* Begin Dataset content *
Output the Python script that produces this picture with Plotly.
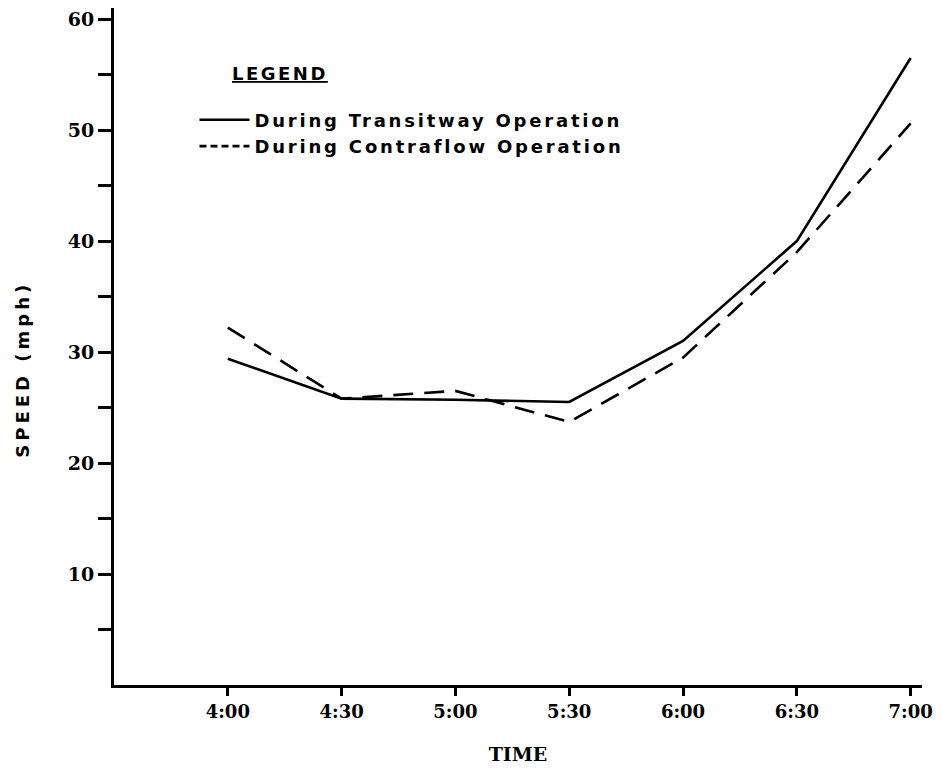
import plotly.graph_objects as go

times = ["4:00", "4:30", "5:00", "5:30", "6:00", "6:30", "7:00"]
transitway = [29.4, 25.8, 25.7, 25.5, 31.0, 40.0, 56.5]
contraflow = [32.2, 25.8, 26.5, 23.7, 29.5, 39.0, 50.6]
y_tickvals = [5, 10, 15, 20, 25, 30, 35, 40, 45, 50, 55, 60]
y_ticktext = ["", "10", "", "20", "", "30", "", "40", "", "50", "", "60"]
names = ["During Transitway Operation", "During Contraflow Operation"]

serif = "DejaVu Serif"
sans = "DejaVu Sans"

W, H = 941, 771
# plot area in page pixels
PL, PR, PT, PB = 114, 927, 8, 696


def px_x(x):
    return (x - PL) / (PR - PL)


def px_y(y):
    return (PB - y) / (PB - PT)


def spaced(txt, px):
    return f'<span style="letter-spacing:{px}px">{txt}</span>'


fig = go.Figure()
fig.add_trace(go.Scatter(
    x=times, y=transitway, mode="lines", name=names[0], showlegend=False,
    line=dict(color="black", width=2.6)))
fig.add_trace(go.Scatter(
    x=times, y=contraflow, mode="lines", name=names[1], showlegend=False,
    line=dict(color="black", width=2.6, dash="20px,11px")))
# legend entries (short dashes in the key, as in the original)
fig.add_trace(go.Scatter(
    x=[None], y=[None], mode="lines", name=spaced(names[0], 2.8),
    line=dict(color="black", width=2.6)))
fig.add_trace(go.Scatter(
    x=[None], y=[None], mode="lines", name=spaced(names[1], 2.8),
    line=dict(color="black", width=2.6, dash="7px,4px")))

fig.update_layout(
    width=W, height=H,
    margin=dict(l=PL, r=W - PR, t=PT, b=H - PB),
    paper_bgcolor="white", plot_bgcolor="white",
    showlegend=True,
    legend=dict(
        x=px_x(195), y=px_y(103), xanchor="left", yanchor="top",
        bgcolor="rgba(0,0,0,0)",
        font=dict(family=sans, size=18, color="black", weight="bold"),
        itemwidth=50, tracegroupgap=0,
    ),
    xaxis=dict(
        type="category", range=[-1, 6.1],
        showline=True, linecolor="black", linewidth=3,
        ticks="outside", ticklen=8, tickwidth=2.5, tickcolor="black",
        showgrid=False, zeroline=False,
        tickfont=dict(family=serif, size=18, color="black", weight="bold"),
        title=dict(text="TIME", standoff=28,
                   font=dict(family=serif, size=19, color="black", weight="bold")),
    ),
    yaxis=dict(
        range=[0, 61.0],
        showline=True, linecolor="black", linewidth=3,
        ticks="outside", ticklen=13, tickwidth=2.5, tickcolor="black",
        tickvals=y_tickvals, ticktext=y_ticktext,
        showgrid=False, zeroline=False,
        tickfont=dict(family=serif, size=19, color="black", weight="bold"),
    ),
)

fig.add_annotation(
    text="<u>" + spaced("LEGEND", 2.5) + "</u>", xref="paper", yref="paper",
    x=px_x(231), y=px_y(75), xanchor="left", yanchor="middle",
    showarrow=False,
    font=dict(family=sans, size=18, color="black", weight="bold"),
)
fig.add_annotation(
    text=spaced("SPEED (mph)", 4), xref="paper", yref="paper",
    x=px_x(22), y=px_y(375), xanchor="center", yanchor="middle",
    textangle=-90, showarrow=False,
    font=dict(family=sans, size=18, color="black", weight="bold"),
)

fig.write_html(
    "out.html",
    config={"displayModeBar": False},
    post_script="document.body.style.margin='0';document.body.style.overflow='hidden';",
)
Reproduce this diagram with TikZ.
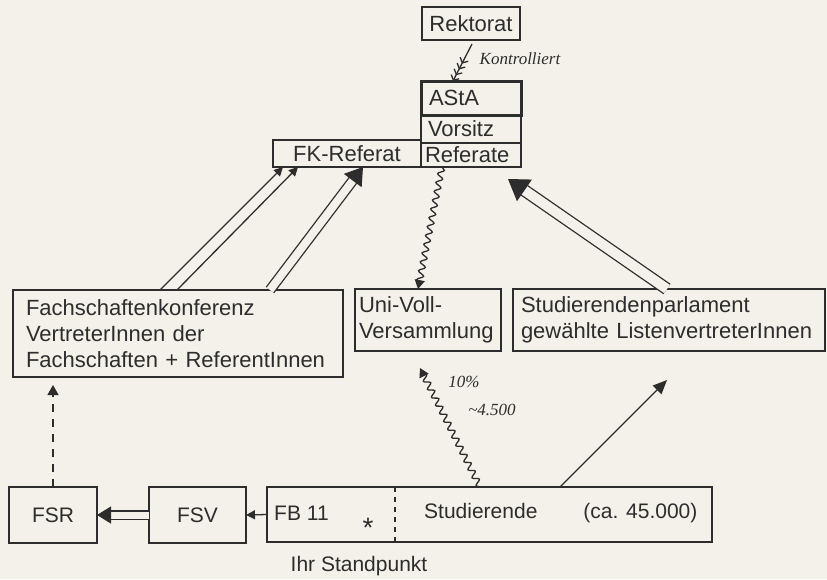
* End Dataset content *
• _Aim_:
Give back the entries verbatim. Do not include any picture.

• _Exercise response_:
Output the Python script that produces this picture with Plotly.
import plotly.graph_objects as go

times = ["4:00", "4:30", "5:00", "5:30", "6:00", "6:30", "7:00"]
transitway = [29.4, 25.8, 25.7, 25.5, 31.0, 40.0, 56.5]
contraflow = [32.2, 25.8, 26.5, 23.7, 29.5, 39.0, 50.6]
y_tickvals = [5, 10, 15, 20, 25, 30, 35, 40, 45, 50, 55, 60]
y_ticktext = ["", "10", "", "20", "", "30", "", "40", "", "50", "", "60"]
names = ["During Transitway Operation", "During Contraflow Operation"]

serif = "DejaVu Serif"
sans = "DejaVu Sans"

W, H = 941, 771
# plot area in page pixels
PL, PR, PT, PB = 114, 927, 8, 696


def px_x(x):
    return (x - PL) / (PR - PL)


def px_y(y):
    return (PB - y) / (PB - PT)


def spaced(txt, px):
    return f'<span style="letter-spacing:{px}px">{txt}</span>'


fig = go.Figure()
fig.add_trace(go.Scatter(
    x=times, y=transitway, mode="lines", name=names[0], showlegend=False,
    line=dict(color="black", width=2.6)))
fig.add_trace(go.Scatter(
    x=times, y=contraflow, mode="lines", name=names[1], showlegend=False,
    line=dict(color="black", width=2.6, dash="20px,11px")))
# legend entries (short dashes in the key, as in the original)
fig.add_trace(go.Scatter(
    x=[None], y=[None], mode="lines", name=spaced(names[0], 2.8),
    line=dict(color="black", width=2.6)))
fig.add_trace(go.Scatter(
    x=[None], y=[None], mode="lines", name=spaced(names[1], 2.8),
    line=dict(color="black", width=2.6, dash="7px,4px")))

fig.update_layout(
    width=W, height=H,
    margin=dict(l=PL, r=W - PR, t=PT, b=H - PB),
    paper_bgcolor="white", plot_bgcolor="white",
    showlegend=True,
    legend=dict(
        x=px_x(195), y=px_y(103), xanchor="left", yanchor="top",
        bgcolor="rgba(0,0,0,0)",
        font=dict(family=sans, size=18, color="black", weight="bold"),
        itemwidth=50, tracegroupgap=0,
    ),
    xaxis=dict(
        type="category", range=[-1, 6.1],
        showline=True, linecolor="black", linewidth=3,
        ticks="outside", ticklen=8, tickwidth=2.5, tickcolor="black",
        showgrid=False, zeroline=False,
        tickfont=dict(family=serif, size=18, color="black", weight="bold"),
        title=dict(text="TIME", standoff=28,
                   font=dict(family=serif, size=19, color="black", weight="bold")),
    ),
    yaxis=dict(
        range=[0, 61.0],
        showline=True, linecolor="black", linewidth=3,
        ticks="outside", ticklen=13, tickwidth=2.5, tickcolor="black",
        tickvals=y_tickvals, ticktext=y_ticktext,
        showgrid=False, zeroline=False,
        tickfont=dict(family=serif, size=19, color="black", weight="bold"),
    ),
)

fig.add_annotation(
    text="<u>" + spaced("LEGEND", 2.5) + "</u>", xref="paper", yref="paper",
    x=px_x(231), y=px_y(75), xanchor="left", yanchor="middle",
    showarrow=False,
    font=dict(family=sans, size=18, color="black", weight="bold"),
)
fig.add_annotation(
    text=spaced("SPEED (mph)", 4), xref="paper", yref="paper",
    x=px_x(22), y=px_y(375), xanchor="center", yanchor="middle",
    textangle=-90, showarrow=False,
    font=dict(family=sans, size=18, color="black", weight="bold"),
)

fig.write_html(
    "out.html",
    config={"displayModeBar": False},
    post_script="document.body.style.margin='0';document.body.style.overflow='hidden';",
)
Reproduce this diagram with TikZ.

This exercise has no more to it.